Kissell involved a dispute between Biosense and 3 former Biosense sales reps and their new employer, St. Jude. Biosense and St. Jude both sell non-implantable diagnostic and therapeutic products used to treat arrhythmias (“Afib Products”). However, St. Jude also sells implantable cardiac rhythm management devices such as pacemakers and defibrillators (“CRM Products”). The 3 former Biosense sales reps signed agreements that contained 2 restrictive covenants. First, the confidentiality clauses in their agreements prohibited them from working for a competitor in a position where they could use or disclose Biosense’s confidential information to disadvantage BIosense or advantage their new employer. Second, the “goodwill clauses” in their agreements prohibited them from selling competing products to customers with whom they had contact during the last year of their employment at Biosense.

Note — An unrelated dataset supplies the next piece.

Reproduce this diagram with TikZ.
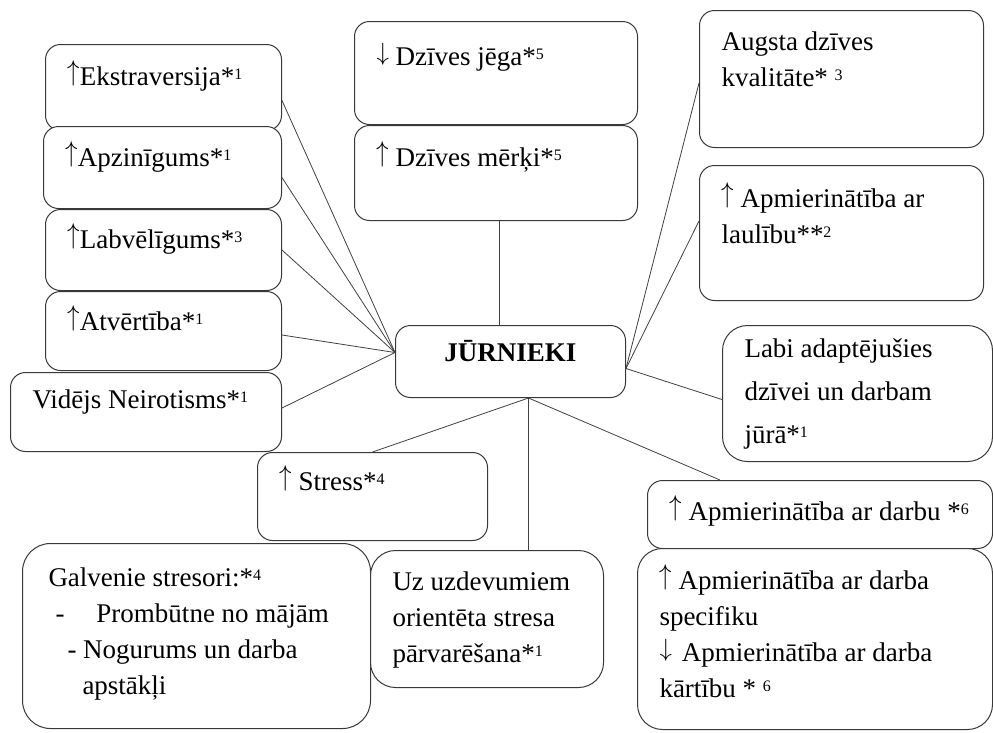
\documentclass[tikz,border=0pt]{standalone}
\usepackage{fontspec}
\setmainfont{Liberation Serif}
\usetikzlibrary{calc}

% text block in a box: [first baseline]{width}{height}{text}
\newcommand{\boxtext}[4][40]{\parbox[c][#3pt][t]{#2pt}{\raggedright\leftskip=22pt\rule{0pt}{#1pt}#4}}
\newcommand{\arrup}{\raisebox{5.5pt}{\scalebox{1}[1.15]{$\uparrow$}}}
\newcommand{\arrdn}{\raisebox{5pt}{$\downarrow$}}
\newcommand{\refno}[1]{\raisebox{6pt}{\fontsize{16pt}{16pt}\selectfont #1}}

\begin{document}
\begin{tikzpicture}[x=1pt,y=-1pt,
  blob/.style={draw=black!78,line width=1pt,fill=white,rounded corners=15pt,
    inner sep=0pt,anchor=north west,font=\fontsize{27pt}{36pt}\selectfont},
  link/.style={draw=black!75,line width=0.8pt}]
\useasboundingbox (0,0) rectangle (993,732);

% left column
\node[blob] (ekstra) at (45,44) {\boxtext[41]{236}{86}{\arrup{}Ekstraversija*\refno{1}}};
\node[blob] (apz) at (43,126) {\boxtext{238}{82}{\arrup{}Apzinīgums*\refno{1}}};
\node[blob] (labv) at (45,209) {\boxtext[39]{236}{81}{\arrup{}Labvēlīgums*\refno{3}}};
\node[blob] (atv) at (45,291) {\boxtext[39]{236}{79}{\arrup{}Atvērtība*\refno{1}}};
\node[blob] (vid) at (10,372) {\boxtext[36]{271}{79}{Vidējs Neirotisms*\refno{1}}};

% top
\node[blob] (jega) at (354,21) {\boxtext[44]{283}{103}{\arrdn{} Dzīves jēga*\refno{5}}};
\node[blob] (merki) at (354,125) {\boxtext[41]{283}{95}{\arrup{} Dzīves mērķi*\refno{5}}};

% right column
\node[blob] (augsta) at (699,10) {\boxtext{284}{137}{Augsta dzīves\\kvalitāte* \refno{3}}};
\node[blob] (laulibu) at (699,165) {\boxtext[42]{284}{135}{\arrup{} Apmierinātība ar\\laulību**\refno{2}}};
\node[blob,rounded corners=25pt] (labi) at (722,325) {\boxtext[32]{270}{136}{\baselineskip=43pt Labi adaptējušies\\dzīvei un darbam\\jūrā*\refno{1}}};

% centre
\node[blob] (jur) at (395,325) {\parbox[c][72pt][t]{230pt}{\centering\rule{0pt}{36pt}\textbf{JŪRNIEKI}}};

% bottom
\node[blob] (stress) at (257,452) {\boxtext[38]{230}{88}{\arrup{} Stress*\refno{4}}};
\node[blob,rounded corners=28pt] (galv) at (22,543) {\boxtext[43]{348}{185}{\hspace*{4pt}Galvenie stresori:*\refno{4}\\
  \hspace*{11pt}-\hspace{32pt}Prombūtne no mājām\\
  \hspace*{23pt}- Nogurums un darba\\
  \hspace*{38pt}apstākļi}};
\node[blob,rounded corners=25pt] (uz) at (370,550) {\boxtext{233}{137}{Uz uzdevumiem\\orientēta stresa\\pārvarēšana*\refno{1}}};
\node[blob] (darbu) at (647,480) {\boxtext{345}{68}{\arrup{} Apmierinātība ar darbu *\refno{6}}};
\node[blob,rounded corners=25pt] (spec) at (637,548) {\boxtext[41]{355}{181}{\arrup{} Apmierinātība ar darba\\specifiku\\\arrdn{}\hspace{10pt}Apmierinātība ar darba\\kārtību * \refno{6}}};

% connectors
\coordinate (jl) at ($(jur.west)+(0,-9)$);
\coordinate (jr) at ($(jur.east)+(0,7)$);
\coordinate (jb) at ($(jur.south)+(18,0)$);
\coordinate (jt) at ($(jur.north)+(-11,0)$);

\foreach \n/\d in {ekstra/13,apz/10,labv/0,atv/4,vid/-4}
  \draw[link] ($(\n.east)+(0,\d)$) -- (jl);
\draw[link] (jt) -- (jt |- merki.south);
\draw[link] (jr) -- ($(augsta.west)+(0,4)$);
\draw[link] (jr) -- ($(laulibu.west)+(0,-12)$);
\draw[link] (jr) -- ($(labi.west)+(0,6)$);
\draw[link] (jb) -- (stress.north);
\draw[link] (jb) -- (jb |- uz.north);
\draw[link] (jb) -- ($(darbu.north west)+(73,0)$);
\end{tikzpicture}
\end{document}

After they resigned from Biosense to work for St. Jude, the former sales reps filed a declaratory judgment action seeking confirmation that their agreements do not prohibit them from selling CRM Products to anyone, or from selling Afib Products to new customers or to Biosense customers with whom they had no contact during the last year of their employment. Biosense counterclaimed and sought a preliminary injunction, arguing that the sales reps’ agreements prohibit them from selling CRM products to any Biosense customers and from selling Afib products to anyone.

The Court first examined the scope of the confidentiality clauses. It explained that, in order for information to fall within the scope of the clause, it must pose a genuine risk of affecting Biosense or St. Jude’s ability to compete. Examining the evidence Biosense presented, the Court observed that Biosense relied heavily on conclusory assertions about broad categories of information to which the sales reps had access at Biosense, rather than concrete examples of how particular information could be used to Biosense’s competitive disadvantage in the marketplace. As a result, the court determined that Biosense had failed to provide sufficient evidence to support the issuance of a preliminary injunction based on the confidentiality clause.

Next, the Court turned to the goodwill clause. The Court explained that, in order to demonstrate a violation of that clause, Biosense was required to demonstrate that the sales reps were selling competitive products to Biosense customers with whom they had contact during the last year of their employment at Biosense. Biosense, however, had failed to demonstrate that CRM Products compete with Afib Products but had instead introduced expert evidence that the products typically are not competitive, but complimentary. Additionally, Biosense failed to offer evidence to contradict the sales reps’ declarations that they had not promoted St. Jude’s Afib Products in violation of the clause and had in fact specifically told applicable customers that they could not discuss Afib Products because of their agreements.

As a result, the Court denied Biosense’s effort to obtain a preliminary injunction based on its broad interpretations of its restrictive covenants.